Situé contre et même au-dessus de la porte principale n° 3, il assure la défense de tout ce secteur, dominant tous les édifices environnants (n°53 et 52, etc.). Il est conçu comme une tour, munie d'accès compliqués, il multiplie les étages dépourvus de larges ouvertures (du moins au rez-de-chaussée) et il est donc aisé de s'y retrancher et de soutenir un siège pourvu que l'on ait accès à l'eau par son bassin latéral.

Le programme décoratif des derniers états du château de Shabwa témoigne d’un art de cour unique en Arabie du Sud au IIIe siècle.  Mentionnons tout d’abord la décoration des portiques du bâtiment B et ses meneaux octogonaux de pierre ornés de rinceaux et surmontés de chapiteaux à griffons d’inspiration orientale (parthe ou sassanide). Les peintures de ses portiques, personnage retenant son cheval, femme voilée couverte d’une coiffe compliquée ou couple de personnages se rattachent bien à des modèles orientaux. On peut supposer que des peintres probablement syriens sont venus un temps à la cour royale. 
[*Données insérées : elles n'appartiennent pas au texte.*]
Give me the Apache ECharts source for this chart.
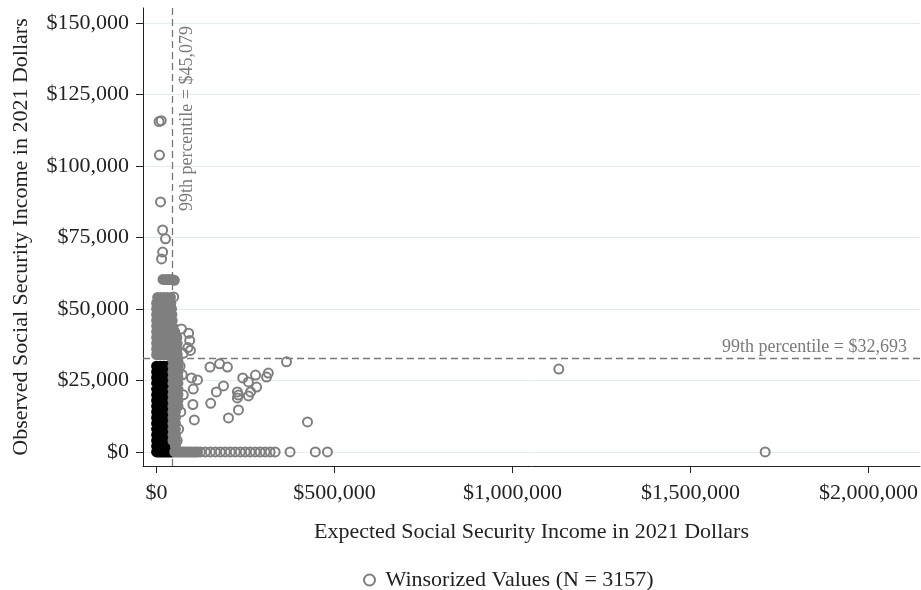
<!DOCTYPE html>
<html><head><meta charset="utf-8">
<script src="https://cdn.jsdelivr.net/npm/echarts@6/dist/echarts.min.js"></script>
<style>html,body{margin:0;padding:0;background:#fff}#c{width:921px;height:590px}</style>
</head><body><div id="c"></div>
<script>
// ---- tick labels / reference values ----
const xTicks = [0, 500000, 1000000, 1500000, 2000000];
const yTicks = [0, 25000, 50000, 75000, 100000, 125000, 150000];
const pctX = 45079;
const pctY = 32693;
const legendName = 'Winsorized Values (N = 3157)';
const xTitle = 'Expected Social Security Income in 2021 Dollars';
const yTitle = 'Observed Social Security Income in 2021 Dollars';

// ---- non-winsorized observations (dense black mass near the origin) ----
const nonWinsorized = [
  [0,0],[10000,0],[20000,0],[30000,0],[40000,0],[44000,0],
  [0,2000],[10000,2000],[20000,2000],[30000,2000],[40000,2000],[44000,2000],
  [0,4000],[10000,4000],[20000,4000],[30000,4000],[40000,4000],[43000,4000],
  [0,6000],[10000,6000],[20000,6000],[30000,6000],[40000,6000],
  [0,8000],[10000,8000],[20000,8000],[30000,8000],[40000,8000],
  [0,10000],[10000,10000],[20000,10000],[30000,10000],[40000,10000],
  [0,12000],[10000,12000],[20000,12000],[30000,12000],[40000,12000],
  [0,14000],[10000,14000],[20000,14000],[30000,14000],[40000,14000],
  [0,16000],[10000,16000],[20000,16000],[30000,16000],[40000,16000],
  [0,18000],[10000,18000],[20000,18000],[30000,18000],[40000,18000],
  [0,20000],[10000,20000],[20000,20000],[30000,20000],[40000,20000],
  [0,22000],[10000,22000],[20000,22000],[30000,22000],[40000,22000],
  [0,24000],[10000,24000],[20000,24000],[30000,24000],[40000,24000],
  [0,26000],[10000,26000],[20000,26000],[30000,26000],[40000,26000],
  [0,28000],[10000,28000],[20000,28000],[30000,28000],[40000,28000],
  [0,30000],[10000,30000],[20000,30000],[30000,30000],[40000,30000]
];

// ---- winsorized observations: heavily overlapping clusters ----
const winsorizedDense = [
  // above the y threshold, x below the x threshold
  [0,34000],[10000,34000],[20000,34000],[30000,34000],[40000,34000],[46000,34000],[52000,34000],[58000,34000],
  [0,36000],[10000,36000],[20000,36000],[30000,36000],[40000,36000],[46000,36000],[52000,36000],[58000,36000],
  [0,38000],[10000,38000],[20000,38000],[30000,38000],[40000,38000],[46000,38000],[52000,38000],[58000,38000],
  [0,40000],[10000,40000],[20000,40000],[30000,40000],[40000,40000],[46000,40000],[52000,40000],[57000,40000],
  [0,42000],[10000,42000],[20000,42000],[30000,42000],[40000,42000],[46000,42000],[51000,42000],
  [0,44000],[10000,44000],[20000,44000],[30000,44000],[40000,44000],[45000,44000],
  [0,46000],[10000,46000],[20000,46000],[30000,46000],[40000,46000],[44000,46000],
  [0,48000],[10000,48000],[20000,48000],[30000,48000],[40000,48000],[43000,48000],
  [0,50000],[10000,50000],[20000,50000],[30000,50000],[40000,50000],[42000,50000],
  [0,52000],[10000,52000],[20000,52000],[30000,52000],[40000,52000],
  [3000,54000],[12000,54000],[21000,54000],[30000,54000],[39000,54000],
  [18000,60300],[26000,60300],[34000,60300],[42000,60300],[50000,60000],
  // right of the x threshold, below the y threshold
  [53000,2000],
  [46000,4000],[53000,4000],
  [46000,6000],[53000,6000],
  [46000,8000],[53000,8000],
  [46000,10000],[53000,10000],
  [46000,12000],[53000,12000],
  [46000,14000],[53000,14000],
  [46000,16000],[53000,16000],[60000,16000],
  [46000,18000],[53000,18000],[60000,18000],
  [46000,20000],[53000,20000],[60000,20000],
  [46000,22000],[53000,22000],[60000,22000],
  [46000,24000],[53000,24000],[60000,24000],
  [46000,26000],[53000,26000],[60000,26000],
  [46000,28000],[53000,28000],[60000,28000],
  [46000,30000],[53000,30000],[60000,30000],
  [46000,32000],[53000,32000],[60000,32000],
  // zero observed income, expected just above threshold
  [51000,0],[58000,0],[65000,0],[72000,0],[79000,0],[86000,0],[93000,0],[100000,0],[108000,0],[115000,0]
];

// ---- winsorized observations: individually visible points ----
const winsorizedPoints = [
  [7000,115500],[13000,115800],[8000,103800],[11000,87400],[17000,77600],[25000,74500],
  [17000,69900],[14000,67500],[48000,54200],
  [90000,41500],[93000,39000],[88000,36500],[95000,35500],[70000,43000],[75000,34500],
  [66000,30000],[72000,27000],[75000,20000],[68000,14000],[62000,8000],[58000,4000],
  [98000,25900],[115000,25200],[103000,22000],[102000,16600],[106000,11200],
  [150000,29700],[177000,30800],[199000,29700],[365000,31500],
  [242000,25900],[258000,24500],[278000,26900],[309000,26200],[314000,27600],
  [188000,23100],[168000,21000],[227000,21000],[230000,19900],[264000,21000],[281000,22700],
  [258000,19600],[227000,18900],[152000,17000],[230000,14700],[202000,11900],
  [424000,10500],[1130000,29000],
  [123000,0],[137000,0],[151000,0],[165000,0],[179000,0],[193000,0],[207000,0],[221000,0],
  [235000,0],[249000,0],[263000,0],[277000,0],[291000,0],[305000,0],[319000,0],[333000,0],
  [375000,0],[446000,0],[480000,0],[1710000,0]
];

const serif = "'Liberation Serif', 'Times New Roman', 'DejaVu Serif', serif";
const money = v => '$' + Math.round(v).toLocaleString('en-US');
const gray = '#7f7f7f';

const chart = echarts.init(document.getElementById('c'), null, {renderer: 'canvas'});
chart.setOption({
  animation: false,
  backgroundColor: '#fff',
  grid: {left: 143, right: 1, top: 8, bottom: 124, containLabel: false, outerBoundsMode: 'none'},
  legend: {
    data: [legendName], left: 358, top: 564, itemWidth: 22, itemHeight: 11, itemGap: 10,
    textStyle: {fontFamily: serif, fontSize: 22, color: '#222'}
  },
  xAxis: {
    type: 'value', min: -38200, max: 2145000,
    name: xTitle, nameLocation: 'middle', nameGap: 55,
    nameTextStyle: {fontFamily: serif, fontSize: 22, color: '#222'},
    axisLine: {show: true, onZero: false, lineStyle: {color: '#222', width: 1}},
    axisTick: {show: true, length: 7, customValues: xTicks, lineStyle: {color: '#222'}},
    axisLabel: {customValues: xTicks, formatter: money, margin: 16, fontFamily: serif, fontSize: 22, color: '#222'},
    splitLine: {show: false}
  },
  yAxis: {
    type: 'value', min: -4900, max: 155200,
    name: yTitle, nameLocation: 'middle', nameGap: 111, nameRotate: 90,
    nameTextStyle: {fontFamily: serif, fontSize: 22, color: '#222'},
    axisLine: {show: true, onZero: false, lineStyle: {color: '#222', width: 1}},
    axisTick: {show: true, length: 7, customValues: yTicks, lineStyle: {color: '#222'}},
    axisLabel: {customValues: yTicks, formatter: money, margin: 14, fontFamily: serif, fontSize: 22, color: '#222'},
    splitLine: {show: true, lineStyle: {color: '#e3edf0', width: 1}}
  },
  series: [
    {
      type: 'scatter', name: 'Non-winsorized', data: nonWinsorized, z: 1,
      large: true, largeThreshold: 1,
      symbol: 'circle', symbolSize: 11, itemStyle: {color: '#000', opacity: 1, borderWidth: 0}, silent: true,
      markLine: {
        z: 1, silent: true, symbol: ['none', 'none'], animation: false,
        lineStyle: {type: [7, 4], color: '#777', width: 1.3, opacity: 1},
        label: {fontFamily: serif, fontSize: 18, color: '#7a7a7a'},
        data: [
          {xAxis: pctX, label: {formatter: '99th percentile = ' + money(pctX), position: 'insideEndBottom', distance: [18, 6]}},
          {yAxis: pctY, label: {formatter: '99th percentile = ' + money(pctY), position: 'insideEndTop', distance: [13, 2]}}
        ]
      }
    },
    {
      type: 'scatter', name: legendName, data: winsorizedPoints, z: 3,
      symbol: 'circle', symbolSize: 9,
      itemStyle: {color: 'rgba(0,0,0,0)', borderColor: gray, borderWidth: 2, opacity: 1}
    },
    {
      type: 'scatter', name: legendName, data: winsorizedDense, z: 2,
      large: true, largeThreshold: 1,
      symbol: 'circle', symbolSize: 11, itemStyle: {color: gray, opacity: 1, borderWidth: 0}, silent: true
    }
  ]
});
</script>
</body></html>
De même, des bronziers locaux, forgeant des statues humaines et animales, et des frises de bronze ornées d’archers, de lions ou de griffons, travaillent de concert avec des maîtres venus d’Alexandrie ou de Syrie. Ce sont eux qui ont assemblé la statue monumentale du « grand monument » tout comme les statues des hautes-terres du Yémen et de leurs environs (chevaux de Mâ’rib, statues des rois himyarites, têtes de Ghaymân ou  de Qaryat al-Faw, etc). 

Finalement, l’hellénisation des arts, aux IIe et IIIe siècles, n’a fait qu’effleurer Shabwa et le wâdî Dura’, mais guère la vallée du Hadramawt où - il est vrai - les centres urbains ont déjà décliné.